Adélaïde passera ses années dernières à l’abbaye d’Affligem [15] où elle décède probablement le 24 mars 1151. Elle est enterrée à côté de son père dans l’église de cette abbaye.
Notes
[1] Le duché de Basse Lotharingie est la partie nord de la Lotharingie (lorraine). Avec le temps, il sera appelé duché de Lothier.
[2] Titre porté au Moyen Âge par plusieurs princes germaniques possesseurs de terres relevant directement de l’empereur, en particulier les comtes d’Alsace, de Hesse et de Thuringe.
[3] Le titre de duc de Brabant a été créé lorsque l’empereur Frédéric Barberousse éleva en 1183/1184 le landgraviat de Brabant en duché en faveur de Henri 1er de Brabant. En 1190, Henri 1er succède à son père Godefroid III de Louvain comme duc de Basse-Lotharingie (Lothier), mais sans autorité territoriale ou judiciaire en dehors de ses propres comtés. À partir de 1288, les ducs de Brabant deviennent aussi ducs de Limbourg.
[4] Louvain est une ville néerlandophone de Belgique située en Région flamande, chef-lieu de la province du Brabant flamand et chef-lieu de l’arrondissement qui porte son nom. Elle est arrosée par la Dyle, affluent du Rupel. Louvain devint le centre de commerce le plus important du duché entre le 11ème et le 14ème siècle.
[5] La Blanche-Nef est un navire normand qui fit naufrage à Barfleur au large du Cotentin, le 25 novembre 1120 avec pas moins de 140 hauts barons et dix-huit femmes de haute naissance, filles, sœurs, nièces ou épouses de rois et de comtes à son bord, parmi lesquels l’héritier du trône d’Angleterre, le prince Guillaume Adelin, fils du roi Henri Ier Beauclerc.
[6] Shropshire aussi appelé Salop est un comté anglais des West Midlands en Angleterre. Il portait le nom anglo-normand de comté de Salopesberie d’où l’abréviation de Salop. Le chef-lieu est Shrewsbury, bien que la ville nouvelle de Telford soit la ville la plus peuplée.
[7] Bath est une ville du comté de Somerset, au sud-ouest de l’Angleterre. Elle se situe à 180 km à l’ouest de Londres et à 25 km au sud-est de Bristol,
[8] L’évêque de Worcester est à la tête du diocèse anglican de Worcester, dans la province de Cantorbéry.
[9] En littérature, un bestiaire désigne un manuscrit du Moyen Âge regroupant des fables et des moralités sur les « bêtes », animaux réels ou imaginaires. Par extension, on appelle bestiaire une œuvre consacrée aux bêtes. Par métonymie, le bestiaire d’un auteur ou d’un ensemble d’œuvres désigne les animaux mentionnés par l’auteur ou dans ces œuvres. Les bestiaires médiévaux connurent leur plus grande popularité en Angleterre et en France aux 12ème et 13ème siècles.

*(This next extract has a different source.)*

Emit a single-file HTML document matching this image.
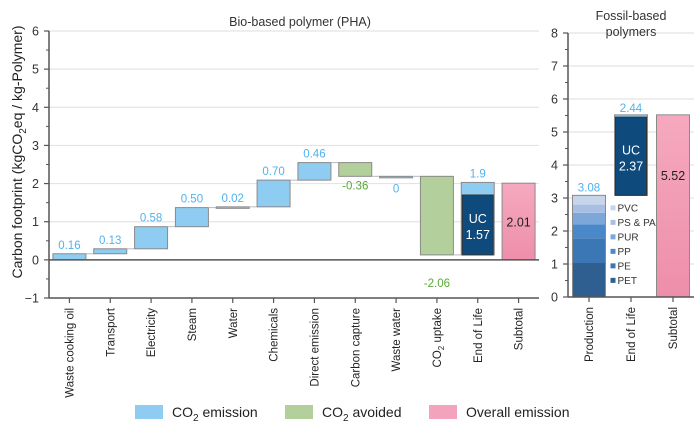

[10] L’abbaye de Wilton est un couvent bénédictin situé à Wilton, dans le Wiltshire, non loin de la ville de Salisbury. Fondé à l’époque anglo-saxonne, il disparaît en 1539, dans le cadre de la Dissolution des monastères. L’abbaye laisse alors place au manoir de Wilton House.
[11] L’abbaye de Reading est une vaste abbaye en ruine située au centre de la ville de Reading, dans le comté anglais du Berkshire. Elle a été fondée par le roi Henri 1er d’Angleterre
[12] En 1139, Étienne d’Angleterre créa le titre de comte de Lincoln pour Guillaume d’Aubigny. Cela offensa profondément, Guillaume de Roumare et son demi-frère Ranulph de Gernon, comte de Chester qui par leur mère, avaient hérité de vastes terres et de bâtiments dans ce comté. En décembre 1140, ces deux derniers prirent le château de Lincoln par la ruse, et le roi Étienne accorda le titre de comte à Guillaume de Roumare. Deux mois plus tard eu lieu la bataille de Lincoln dans laquelle le roi fut capturé. À sa libération, il confirma malgré tout le titre à Roumare. Les fréquents revirements d’alliance de son demi-frère Ranulph de Gernon, le puissant comte de Chester provoquèrent des reprises du titre par le roi en représailles. C’est pourquoi Guillaume d’Aubigny, comte d’Arundel est parfois mentionné comme « comte de Lincoln » dans certaines chartes.
[13] Ce titre fut créé la première fois vers 1141 pour le baron anglo-normand Guillaume d’Aubigny. Jusqu’au milieu du 13ème siècle, les comtes étaient aussi fréquemment connus en tant que comte de Sussex, jusqu’à ce que cet usage tombe en désuétude. À peu près au même moment, le titre passa à la famille d’origine bretonne FitzAlan, une plus ancienne branche de ce qui allait devenir la Maison Stuart, qui plus tard régna sur l’Écosse.
[14] À la mort du roi Henri 1er d’Angleterre, en 1135, Étienne de Blois s’empare du trône aux dépens de l’héritière légitime et désignée Mathilde l’Emperesse, la fille du défunt roi. En 1138, les partisans de l’Emperesse se déclarent, et un conflit ouvert éclate en Normandie, puis après le débarquement de celle-ci en Angleterre en 1139, sur le sol anglais. La guerre civile anglaise, aussi appelée Anarchie ou Naufrage (d’après celui de la Blanche-Nef au cours duquel Henri 1er perd son seul fils légitime), dure de 1138 à 1153. Elle ne cesse qu’après la signature du Traité de Wallingford en 1153 par lequel Henri, duc de Normandie et fils de l’Emperesse, est désigné héritier et successeur par Étienne.
[15] L’abbaye Saint-Pierre-et-Saint-Paul d’Affligem, située dans la section Hekelgem, à Affligem, aux confins du Brabant flamand et de la Flandre-Orientale (Belgique), est un très ancien monastère fondé le 28 juin 1062 en tant qu’ermitage. À partir de 1085, l’abbaye bénédictine eut une grande importance dans le duché de Brabant. Supprimée en 1796, l’abbaye reprit vie en 1870 avec l’arrivée d’une nouvelle communauté monastique : elle compte aujourd’hui une vingtaine de moines.